MELURUSKAN MAKNA TARBIYAH: Orasi Ilmiah Prof. Dr. KH. Imam Suprayogo, M.Pd Dalam Wisuda STIT Sunan Giri Trenggalek-XIX Tahun 2013
Dalam
Rapat Senat Terbuka dalam rangka Wisuda Strata 1 STIT Sunan Giri Trenggalek kali
ini, tepat satu minggu yang lalu, saya menyempatkan diri untuk mengikuti
seluruh rangkaian acara, dari awal hingga akhir. Meskipun tidak memperoleh
“jatah kursi” yang disediakan panitia, saya tidak ragu memasuki arena wisuda.

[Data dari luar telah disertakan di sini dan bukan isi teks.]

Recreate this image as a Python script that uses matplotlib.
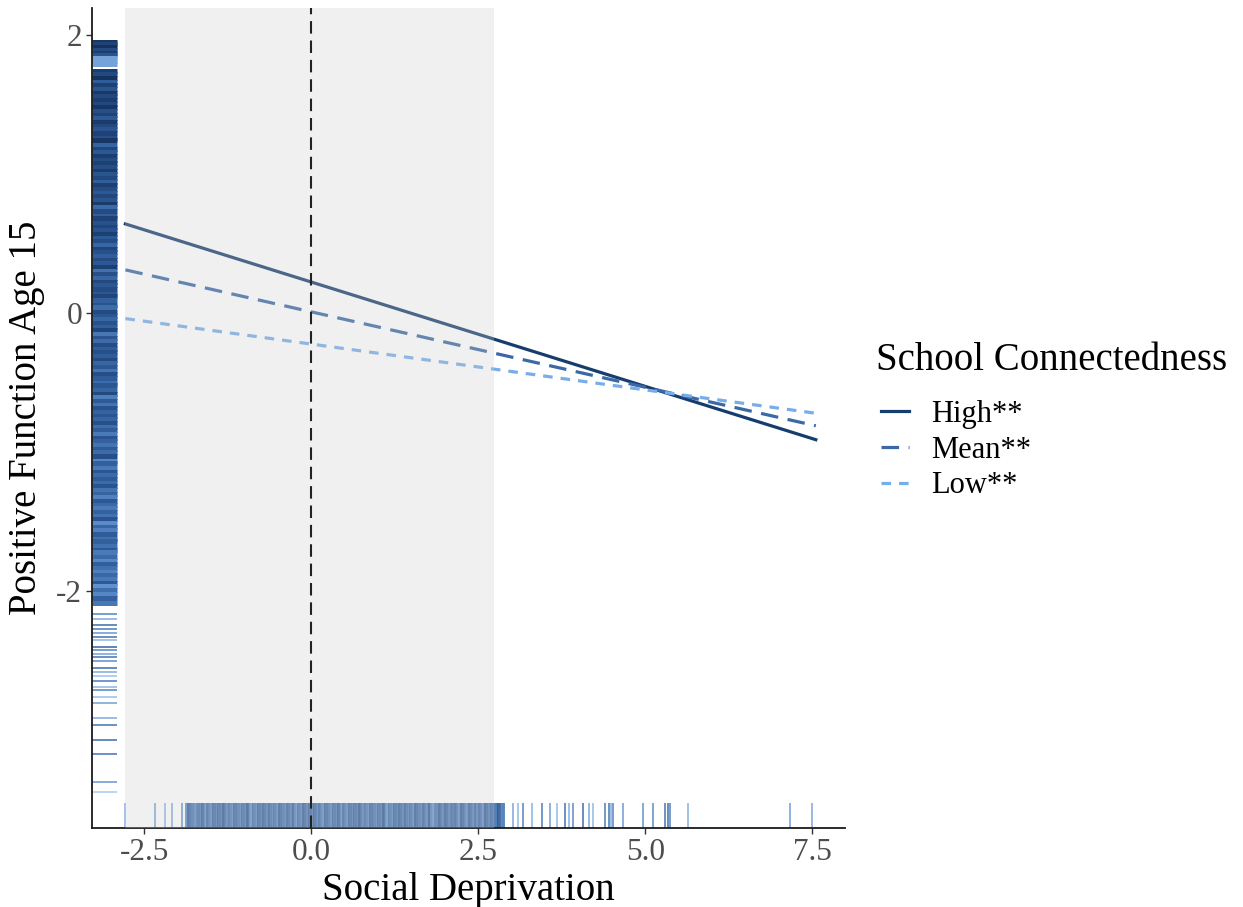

Tentunya, saya dan keluarga wisudawan lain yang juga tidak mendapatkan jatah
kursi hanya bisa menyaksikan dari ujung paling belakang yang masih lapang namun
tanpa fasilitas kursi.
Rapat
Senat Terbuka tahun ini, yang diselenggarakan di Gedung Serbaguna Kelutan
tampak lebih meriah dan khidmat. Setidaknya dibandingkan dengan even serupa
tahun kemarin yang diselenggarakan di aula Kantor Kelurahan Sumbergedong. Mungkin
hal ini dikarenakan lokasinya yang lebih lapang dan di gedung yang besar,
dengan bantuan sound system yang mumpuni, sehingga prosesi wisuda tampak lebih
khidmat dan sakral.
Dari
ujung paling belakang, diantara anak-anak kecil bermain bekejar-kejaran, saya
menyimak rentetan acara demi acara dengan seksama. Saya begitu bersemangat
karena akan ada orasi ilmiah yang akan disampaikan oleh Prof. Dr. KH. Imam
Suprayogo, M.Pd, seorang Guru Besar di UIN Maliki Malang. Sebenarnya, pembicara
tahun lalu tidak kalah hebat; rektor UIN Sunan Ampel Surabaya. Namun kali ini
lain. Yang membuat lebih istimewa adalah karena Prof. Suprayogo merupakan tokoh
asli Trenggalek, kelahiran Trenggalek, tepatnya kecamatan Watulimo. Kedekatan
emosional sebagai sesama orang Trenggalek itulah yang tentunya diharapkan
membawa motivasi tersendiri bagi lulusan-lulusan STIT Sunan Giri Trenggalek
tahun ini, termasuk tamu undangan dan saya sendiri, untuk mampu berkarya
setidaknya seperti beliau raih sekarang.
Maka
begitu Pembawa Acara memberikan waktu dan tempat kepada Prof. Suprayogo, saya
segera mengambil buku saku dan bolpoin untuk merekam pemikiran-pemikiran beliau
kedalam tulisan. Saya sebenarnya ingin mengeluarkan netbook yang selalu
menemani kemanapun saya pergi, karena saya lebih suka dan lebih cepat merangkum
lewat komputer. Namun, melihat situasi dan tempat yang tidak memungkinkan, mau
tidak mau, buku dan bolpoin lah yang saya siapkan.
Sebenarnya,
mengenai kebiasaan yang lebih suka menulis di komputer daripada di buku tulis,
saya pernah ditegur meskipun secara implisit oleh salah satu dosen yang paling
menginspirasi saya, Dr. Ngainun Naim. Beliau pernah bercerita kepada saya bahwa
kebanyakan, profesor besar itu menuliskan ide-ide dan pemikiran-pemikirannya
lewat buku tulis, secara manual. Dan jika tulisan tangan tersebut sudah
dianggap selesai, baru kemudian diketik ke dalam komputer. Pengetikan ke dalam
komputer itupun hanya dimaksudkan agar tulisan tangan tersebut
terdokumentasikan lebih rapi dan mudah diakses, selain tentunya untuk tujuan
penerbitan menjadi sebuah buku. Maka, sangat dimaklumi apabila Dr. Naim
mempunyai bertumpuk-tumpuk tulisan tangan di rumahnya, hasil menulis beliau
setiap hari! Prof. Mujammil, mantan Rektor STAIN Tulungagung – masih menurut
Dr. Naim – pun mempunyai kebiasaan menulis setiap hari, dan itu dilakukan
secara manual di atas buku tulis.
Kebiasaan
menulis setiap hari pun ternyata juga dilakukan oleh Prof. Imam Suprayogo!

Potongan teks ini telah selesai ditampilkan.